Quelle: Die Seenotretter – DGzRS/Kilian Westphal

Auch Schwerwetterlagen zum Trotz: Seenotretter:innen fahren raus, wenn alle anderen reinkommen.

Sie riskieren ihr Leben, um andere zu retten. Wer vor deutschen Küsten in Gefahr gerät, kann auf die Seenotretter:innen vertrauen. Seit 156 Jahren fahren sie mit ihren Booten hinaus und helfen Menschen in Seenot. Eine von ihnen ist Melanie Heuser. Die 36-Jährige ist ehrenamtliche Seenotretterin auf der Insel Sylt. Auch bei Sturm und Dunkelheit fährt sie raus aufs Meer. Die Nordsee darf man nicht unterschätzen, sagt uns die Bankkauffrau.

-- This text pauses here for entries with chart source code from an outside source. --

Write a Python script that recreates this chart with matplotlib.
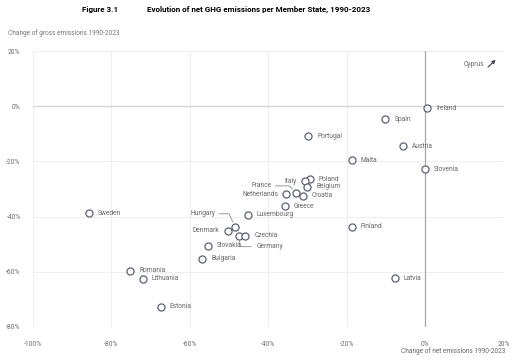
import matplotlib.pyplot as plt

plt.rcParams['font.family'] = ['Roboto', 'DejaVu Sans']

# change of net emissions 1990-2023 (x) and change of gross emissions (y), in %
countries = ['Ireland', 'Spain', 'Portugal', 'Austria', 'Malta', 'Slovenia',
             'Poland', 'Italy', 'Belgium', 'France', 'Croatia', 'Netherlands',
             'Greece', 'Luxembourg', 'Hungary', 'Denmark', 'Germany', 'Czechia',
             'Slovakia', 'Bulgaria', 'Finland', 'Sweden', 'Romania', 'Lithuania',
             'Estonia', 'Latvia']
net_change = [0.5, -10.2, -29.8, -5.6, -18.7, -0.2,
              -29.5, -30.8, -30.1, -32.9, -31.3, -35.5,
              -35.9, -45.3, -48.5, -50.4, -47.6, -45.9,
              -55.5, -56.9, -18.7, -85.8, -75.2, -72.0,
              -67.5, -7.8]
gross_change = [-0.7, -4.7, -10.9, -14.5, -19.5, -22.8,
                -26.4, -27.2, -29.2, -31.4, -32.4, -31.9,
                -36.2, -39.4, -43.7, -45.2, -46.9, -47.0,
                -50.5, -55.3, -43.7, -38.7, -59.6, -62.6,
                -72.7, -62.4]
ticks = [-100, -80, -60, -40, -20, 0, 20]
yticks = [-80, -60, -40, -20, 0, 20]

# label placement (pixel offsets) for labels not simply to the right
left_labels = {'Italy': (-8, 0), 'Netherlands': (-8, 0), 'Denmark': (-8, 0)}
leader_labels = {
    'France': ((-25, 7), 'angle,angleA=0,angleB=135'),
    'Hungary': ((-20, 13), 'angle,angleA=0,angleB=115'),
}

fig = plt.figure(figsize=(5.12, 3.62), dpi=100)
ax = fig.add_axes([0.0645, 0.0967, 0.9195, 0.7623])

ax.set_xlim(-100, 20)
ax.set_ylim(-80, 20)
for s in ax.spines.values():
    s.set_visible(False)
ax.set_xticks(ticks)
ax.set_yticks(yticks)
ax.set_xticklabels([f'{t}%' for t in ticks])
ax.set_yticklabels([f'{t}%' for t in yticks])
ax.tick_params(length=0, labelsize=4.8, labelcolor='#6a6a6a')
ax.tick_params(axis='x', pad=10)
ax.tick_params(axis='y', pad=9)
ax.grid(True, color='#efefef', linewidth=0.8)
ax.set_axisbelow(True)
ax.axhline(0, color='#d6d6d6', linewidth=1.0, zorder=1)
ax.axvline(0, color='#a8a8a8', linewidth=0.9, zorder=1)

ax.scatter(net_change, gross_change, s=26, facecolor='white',
           edgecolor='#5a6272', linewidth=0.9, zorder=3)

txt = dict(fontsize=4.8, color='#666666', va='center')
for name, x, y in zip(countries, net_change, gross_change):
    if name in left_labels:
        ax.annotate(name, (x, y), xytext=left_labels[name],
                    textcoords='offset pixels', ha='right', **txt)
    elif name in leader_labels:
        off, cs = leader_labels[name]
        ax.annotate(name, (x, y), xytext=off, textcoords='offset pixels',
                    ha='right', **txt,
                    arrowprops=dict(arrowstyle='-', color='#888888', lw=0.6,
                                    connectionstyle=cs, shrinkA=1, shrinkB=4))
    elif name == 'Germany':
        ax.annotate(name, (x, y), xytext=(18, -11), textcoords='offset pixels',
                    ha='left', **txt,
                    arrowprops=dict(arrowstyle='-', color='#888888', lw=0.6,
                                    connectionstyle='angle,angleA=0,angleB=-80',
                                    shrinkA=2, shrinkB=4))
    else:
        ax.annotate(name, (x, y), xytext=(9, 0), textcoords='offset pixels',
                    ha='left', **txt)

# Cyprus is off the chart
ax.annotate('', xy=(0.987, 0.975), xytext=(0.962, 0.935), xycoords='axes fraction',
            arrowprops=dict(arrowstyle='-|>', color='#3a4250', lw=0.8,
                            mutation_scale=5))
ax.text(0.958, 0.953, 'Cyprus', transform=ax.transAxes, ha='right', **txt)

fig.text(0.16, 0.975, 'Figure 3.1', fontsize=5.8, fontweight='bold', va='center')
fig.text(0.287, 0.975, 'Evolution of net GHG emissions per Member State, 1990-2023',
         fontsize=5.8, fontweight='bold', va='center')
fig.text(0.016, 0.909, 'Change of gross emissions 1990-2023', fontsize=4.7,
         color='#777777', va='center')
fig.text(0.988, 0.03, 'Change of net emissions 1990-2023', fontsize=4.7,
         color='#666666', va='center', ha='right')

fig.savefig('out.png', dpi=100)
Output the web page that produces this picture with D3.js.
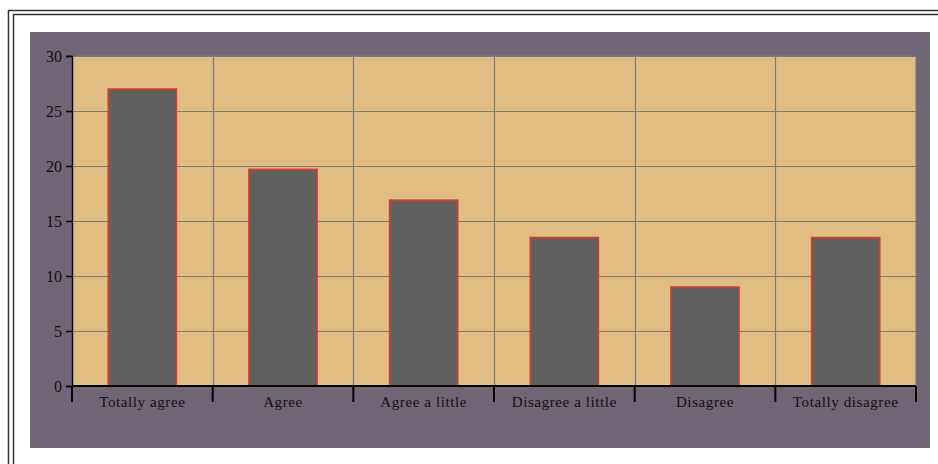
<!DOCTYPE html>
<html>
<head>
<meta charset="utf-8">
<style>
  body { margin: 0; background: #fff; }
  text { font-family: "Liberation Serif", "Times New Roman", serif; fill: #111; }
</style>
<script src="https://d3js.org/d3.v7.min.js"></script>
</head>
<body>
<div id="chart"></div>
<script>
// data
var categories = ["Totally agree", "Agree", "Agree a little", "Disagree a little", "Disagree", "Totally disagree"];
var values = [27.0, 19.7, 16.9, 13.5, 9.0, 13.5];
var yTicks = [0, 5, 10, 15, 20, 25, 30];

var W = 938, H = 464;
var plot = {left: 72, top: 56, right: 916, bottom: 386};

var svg = d3.select("#chart").append("svg")
  .attr("width", W).attr("height", H);

// double frame
svg.append("rect").attr("x", 8.5).attr("y", 10.5).attr("width", W).attr("height", H)
  .attr("fill", "none").attr("stroke", "#333").attr("stroke-width", 1.5);
svg.append("rect").attr("x", 13.5).attr("y", 14.5).attr("width", W).attr("height", H)
  .attr("fill", "none").attr("stroke", "#333").attr("stroke-width", 1.5);

// outer chart area
svg.append("rect").attr("x", 30).attr("y", 32).attr("width", 900).attr("height", 416)
  .attr("fill", "#716676");

var x = d3.scaleBand().domain(categories)
  .range([plot.left, plot.right]).paddingInner(0).paddingOuter(0);
var y = d3.scaleLinear().domain([0, 30]).range([plot.bottom, plot.top]);

// plot background
svg.append("rect")
  .attr("x", plot.left).attr("y", plot.top)
  .attr("width", plot.right - plot.left).attr("height", plot.bottom - plot.top)
  .attr("fill", "#e0bd82").attr("stroke", "#7a7a7a").attr("stroke-width", 1.2);

// horizontal grid
svg.append("g").selectAll("line").data(yTicks.slice(1)).enter().append("line")
  .attr("x1", plot.left).attr("x2", plot.right)
  .attr("y1", function(d) { return Math.round(y(d)) + 0.5; })
  .attr("y2", function(d) { return Math.round(y(d)) + 0.5; })
  .attr("stroke", "#7a7a7a").attr("stroke-width", 1.2);

// vertical grid at category boundaries
svg.append("g").selectAll("line").data(categories.slice(1)).enter().append("line")
  .attr("x1", function(d) { return Math.round(x(d)) + 0.5; })
  .attr("x2", function(d) { return Math.round(x(d)) + 0.5; })
  .attr("y1", plot.top).attr("y2", plot.bottom)
  .attr("stroke", "#7a7a7a").attr("stroke-width", 1.2);

// bars
var bw = x.bandwidth() * 0.485;
svg.append("g").selectAll("rect").data(values).enter().append("rect")
  .attr("x", function(d, i) { return x(categories[i]) + (x.bandwidth() - bw) / 2; })
  .attr("y", function(d) { return y(d); })
  .attr("width", bw)
  .attr("height", function(d) { return y(0) - y(d); })
  .attr("fill", "#606060")
  .attr("stroke", "#e03a2a").attr("stroke-width", 1.5);

// y axis
var yAxis = d3.axisLeft(y).tickValues(yTicks).tickSize(6).tickPadding(4);
var gy = svg.append("g").attr("transform", "translate(" + plot.left + ",0)").call(yAxis);
gy.select(".domain").attr("stroke", "#000").attr("stroke-width", 1.5);
gy.selectAll(".tick line").attr("stroke", "#000").attr("stroke-width", 1.5);
gy.selectAll("text").style("font-size", "16px").attr("fill", "#111");

// x axis: ticks on band boundaries
var gx = svg.append("g").attr("transform", "translate(0," + plot.bottom + ")");
gx.append("line").attr("x1", plot.left).attr("x2", plot.right)
  .attr("stroke", "#000").attr("stroke-width", 2);
var bounds = categories.map(function(c) { return x(c); }).concat([plot.right]);
gx.selectAll(".btick").data(bounds).enter().append("line")
  .attr("class", "btick")
  .attr("x1", function(d) { return d; }).attr("x2", function(d) { return d; })
  .attr("y1", 0).attr("y2", 16)
  .attr("stroke", "#000").attr("stroke-width", 2);
gx.selectAll(".lbl").data(categories).enter().append("text")
  .attr("class", "lbl")
  .attr("x", function(d) { return x(d) + x.bandwidth() / 2; })
  .attr("y", 21)
  .attr("text-anchor", "middle")
  .style("font-size", "15px")
  .style("letter-spacing", "0.6px")
  .text(function(d) { return d; });
</script>
</body>
</html>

„Es ist egal, wann der Einsatz kommt. Wenn er kommt, fahre ich raus“, sagt Melanie Heuser. Sommers wie winters. Tag wie Nacht. Das Wetter spielt keine Rolle. Es zählt nur ein Ziel: Menschen aus dem Meer zu retten. Sie hat schon oft erlebt, dass mitten in der Nacht ihr Handy piept, weil ein Alarm ausgelöst wurde. „Wenn der Wind ums Haus heult, es regnet und dunkel ist, fragt man sich schon: Kommen wir noch rechtzeitig?“, sagt die 36-Jährige. Doch Zeit zum Nachdenken hat sie in solchen Augenblicken nicht. Sie verlässt dann das Haus und eilt zum Hafen.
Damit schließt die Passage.